### What this task involves
Write out the listing, please, but only from its first line through the line containing "fig = plt.figure(figsize=(W", exactly as given and without pictures.
____________
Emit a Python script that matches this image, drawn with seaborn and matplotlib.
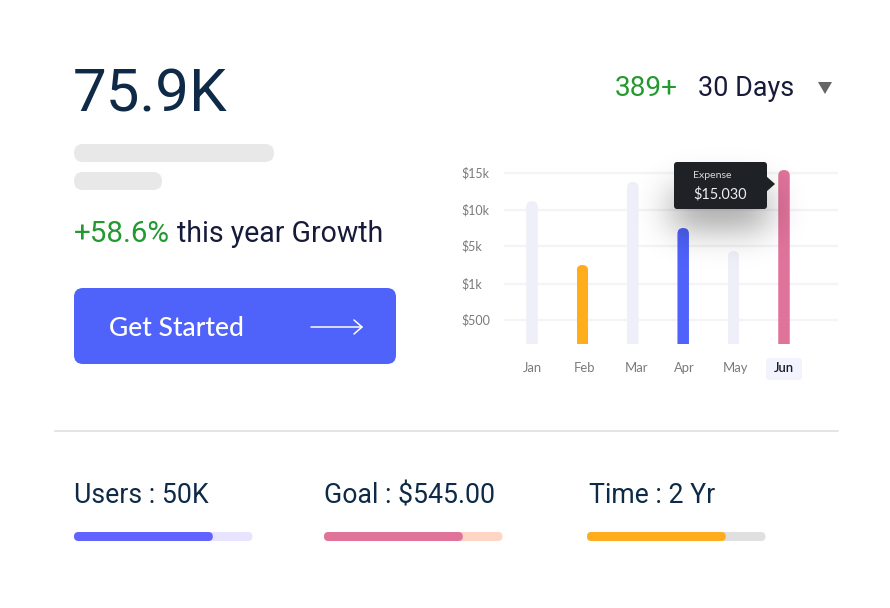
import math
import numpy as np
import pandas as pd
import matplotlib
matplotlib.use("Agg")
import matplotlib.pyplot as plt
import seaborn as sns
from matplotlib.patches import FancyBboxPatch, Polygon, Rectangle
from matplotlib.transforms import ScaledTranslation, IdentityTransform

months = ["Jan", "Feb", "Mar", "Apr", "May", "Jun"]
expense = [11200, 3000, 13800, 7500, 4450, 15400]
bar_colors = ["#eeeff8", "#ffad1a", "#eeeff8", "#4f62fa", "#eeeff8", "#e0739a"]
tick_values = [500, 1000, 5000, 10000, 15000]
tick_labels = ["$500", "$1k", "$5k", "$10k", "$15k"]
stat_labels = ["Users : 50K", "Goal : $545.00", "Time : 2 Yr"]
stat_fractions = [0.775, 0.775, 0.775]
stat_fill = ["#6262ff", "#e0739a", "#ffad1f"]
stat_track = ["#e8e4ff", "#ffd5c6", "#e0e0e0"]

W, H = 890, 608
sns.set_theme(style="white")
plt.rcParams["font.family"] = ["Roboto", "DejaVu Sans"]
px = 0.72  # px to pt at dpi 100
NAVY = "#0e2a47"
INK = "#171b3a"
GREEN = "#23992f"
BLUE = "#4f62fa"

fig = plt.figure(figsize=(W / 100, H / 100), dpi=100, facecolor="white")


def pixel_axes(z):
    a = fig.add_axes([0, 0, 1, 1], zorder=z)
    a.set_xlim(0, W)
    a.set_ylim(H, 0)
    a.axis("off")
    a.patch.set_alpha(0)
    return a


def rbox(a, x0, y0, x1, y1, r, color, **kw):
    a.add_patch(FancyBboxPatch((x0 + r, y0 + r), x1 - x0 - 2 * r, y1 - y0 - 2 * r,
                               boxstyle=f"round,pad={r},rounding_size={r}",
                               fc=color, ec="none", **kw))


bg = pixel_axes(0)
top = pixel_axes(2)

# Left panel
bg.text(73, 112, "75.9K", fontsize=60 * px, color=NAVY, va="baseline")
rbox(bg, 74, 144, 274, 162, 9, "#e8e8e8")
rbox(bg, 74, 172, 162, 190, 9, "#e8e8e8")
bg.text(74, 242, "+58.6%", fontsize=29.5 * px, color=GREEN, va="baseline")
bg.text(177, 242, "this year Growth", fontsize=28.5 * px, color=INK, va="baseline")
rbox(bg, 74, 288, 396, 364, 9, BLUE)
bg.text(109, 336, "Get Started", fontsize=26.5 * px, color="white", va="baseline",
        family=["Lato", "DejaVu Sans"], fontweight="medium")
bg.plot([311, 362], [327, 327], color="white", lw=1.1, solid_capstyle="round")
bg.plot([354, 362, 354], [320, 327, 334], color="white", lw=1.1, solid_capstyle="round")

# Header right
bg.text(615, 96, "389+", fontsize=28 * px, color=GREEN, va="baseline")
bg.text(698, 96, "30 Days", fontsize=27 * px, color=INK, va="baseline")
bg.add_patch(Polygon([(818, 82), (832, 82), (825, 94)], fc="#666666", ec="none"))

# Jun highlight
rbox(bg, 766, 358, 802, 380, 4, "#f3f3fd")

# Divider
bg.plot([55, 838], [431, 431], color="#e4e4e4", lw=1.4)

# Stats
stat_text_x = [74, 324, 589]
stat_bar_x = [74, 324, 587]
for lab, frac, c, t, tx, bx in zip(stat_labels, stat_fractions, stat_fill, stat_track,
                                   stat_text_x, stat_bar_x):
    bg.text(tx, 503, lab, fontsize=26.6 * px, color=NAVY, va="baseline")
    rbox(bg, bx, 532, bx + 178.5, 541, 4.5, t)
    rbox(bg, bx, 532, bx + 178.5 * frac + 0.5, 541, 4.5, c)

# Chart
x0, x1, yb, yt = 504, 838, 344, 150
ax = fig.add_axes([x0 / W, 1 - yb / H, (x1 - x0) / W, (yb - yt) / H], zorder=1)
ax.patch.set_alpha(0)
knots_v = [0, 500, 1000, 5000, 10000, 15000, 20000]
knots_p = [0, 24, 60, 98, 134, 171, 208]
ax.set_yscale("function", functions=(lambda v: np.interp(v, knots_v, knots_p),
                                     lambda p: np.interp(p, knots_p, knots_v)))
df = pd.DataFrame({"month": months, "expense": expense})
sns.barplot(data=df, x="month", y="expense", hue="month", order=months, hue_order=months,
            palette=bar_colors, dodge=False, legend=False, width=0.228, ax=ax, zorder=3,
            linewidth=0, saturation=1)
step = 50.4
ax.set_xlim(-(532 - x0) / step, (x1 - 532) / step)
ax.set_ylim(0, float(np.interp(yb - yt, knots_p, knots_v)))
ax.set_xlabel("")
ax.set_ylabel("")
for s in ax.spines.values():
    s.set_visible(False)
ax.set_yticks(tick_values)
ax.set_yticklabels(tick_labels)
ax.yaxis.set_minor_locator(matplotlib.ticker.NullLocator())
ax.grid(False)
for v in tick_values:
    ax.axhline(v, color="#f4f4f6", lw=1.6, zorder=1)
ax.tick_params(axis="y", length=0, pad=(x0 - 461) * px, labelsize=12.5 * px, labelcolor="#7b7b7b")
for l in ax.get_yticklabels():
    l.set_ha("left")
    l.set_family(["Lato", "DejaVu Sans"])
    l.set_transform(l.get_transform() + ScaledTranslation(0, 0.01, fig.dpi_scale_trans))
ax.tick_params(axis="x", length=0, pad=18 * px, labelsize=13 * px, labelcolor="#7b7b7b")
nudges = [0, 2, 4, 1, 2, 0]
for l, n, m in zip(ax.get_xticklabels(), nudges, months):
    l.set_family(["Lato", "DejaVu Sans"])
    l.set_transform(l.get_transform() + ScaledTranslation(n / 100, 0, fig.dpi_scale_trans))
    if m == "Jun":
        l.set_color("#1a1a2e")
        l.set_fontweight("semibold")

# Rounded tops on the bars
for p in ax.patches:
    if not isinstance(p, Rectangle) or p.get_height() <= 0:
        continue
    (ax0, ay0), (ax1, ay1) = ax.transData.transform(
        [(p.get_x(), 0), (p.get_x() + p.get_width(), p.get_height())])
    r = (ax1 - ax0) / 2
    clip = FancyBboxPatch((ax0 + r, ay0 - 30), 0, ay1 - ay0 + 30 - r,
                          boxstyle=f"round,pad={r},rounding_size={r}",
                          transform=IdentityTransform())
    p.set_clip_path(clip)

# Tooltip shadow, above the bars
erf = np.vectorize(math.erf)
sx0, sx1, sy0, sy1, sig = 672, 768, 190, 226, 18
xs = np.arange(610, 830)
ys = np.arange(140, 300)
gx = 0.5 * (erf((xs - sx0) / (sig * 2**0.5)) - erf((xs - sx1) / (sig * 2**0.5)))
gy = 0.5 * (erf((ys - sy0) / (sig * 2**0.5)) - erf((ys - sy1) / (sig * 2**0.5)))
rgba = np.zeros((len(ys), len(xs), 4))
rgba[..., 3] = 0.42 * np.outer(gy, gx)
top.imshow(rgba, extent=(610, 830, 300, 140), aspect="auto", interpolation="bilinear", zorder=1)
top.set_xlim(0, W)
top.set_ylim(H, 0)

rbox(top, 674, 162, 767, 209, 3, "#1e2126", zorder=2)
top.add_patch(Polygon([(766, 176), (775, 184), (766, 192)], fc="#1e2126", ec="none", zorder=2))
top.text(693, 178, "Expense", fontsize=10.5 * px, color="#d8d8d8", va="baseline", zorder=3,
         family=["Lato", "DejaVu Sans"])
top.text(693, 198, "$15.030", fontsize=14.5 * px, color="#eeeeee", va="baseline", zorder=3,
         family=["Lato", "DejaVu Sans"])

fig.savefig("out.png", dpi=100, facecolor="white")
____________
### Full output
Emit a Python script that matches this image, drawn with seaborn and matplotlib.
import math
import numpy as np
import pandas as pd
import matplotlib
matplotlib.use("Agg")
import matplotlib.pyplot as plt
import seaborn as sns
from matplotlib.patches import FancyBboxPatch, Polygon, Rectangle
from matplotlib.transforms import ScaledTranslation, IdentityTransform

months = ["Jan", "Feb", "Mar", "Apr", "May", "Jun"]
expense = [11200, 3000, 13800, 7500, 4450, 15400]
bar_colors = ["#eeeff8", "#ffad1a", "#eeeff8", "#4f62fa", "#eeeff8", "#e0739a"]
tick_values = [500, 1000, 5000, 10000, 15000]
tick_labels = ["$500", "$1k", "$5k", "$10k", "$15k"]
stat_labels = ["Users : 50K", "Goal : $545.00", "Time : 2 Yr"]
stat_fractions = [0.775, 0.775, 0.775]
stat_fill = ["#6262ff", "#e0739a", "#ffad1f"]
stat_track = ["#e8e4ff", "#ffd5c6", "#e0e0e0"]

W, H = 890, 608
sns.set_theme(style="white")
plt.rcParams["font.family"] = ["Roboto", "DejaVu Sans"]
px = 0.72  # px to pt at dpi 100
NAVY = "#0e2a47"
INK = "#171b3a"
GREEN = "#23992f"
BLUE = "#4f62fa"

fig = plt.figure(figsize=(W / 100, H / 100), dpi=100, facecolor="white")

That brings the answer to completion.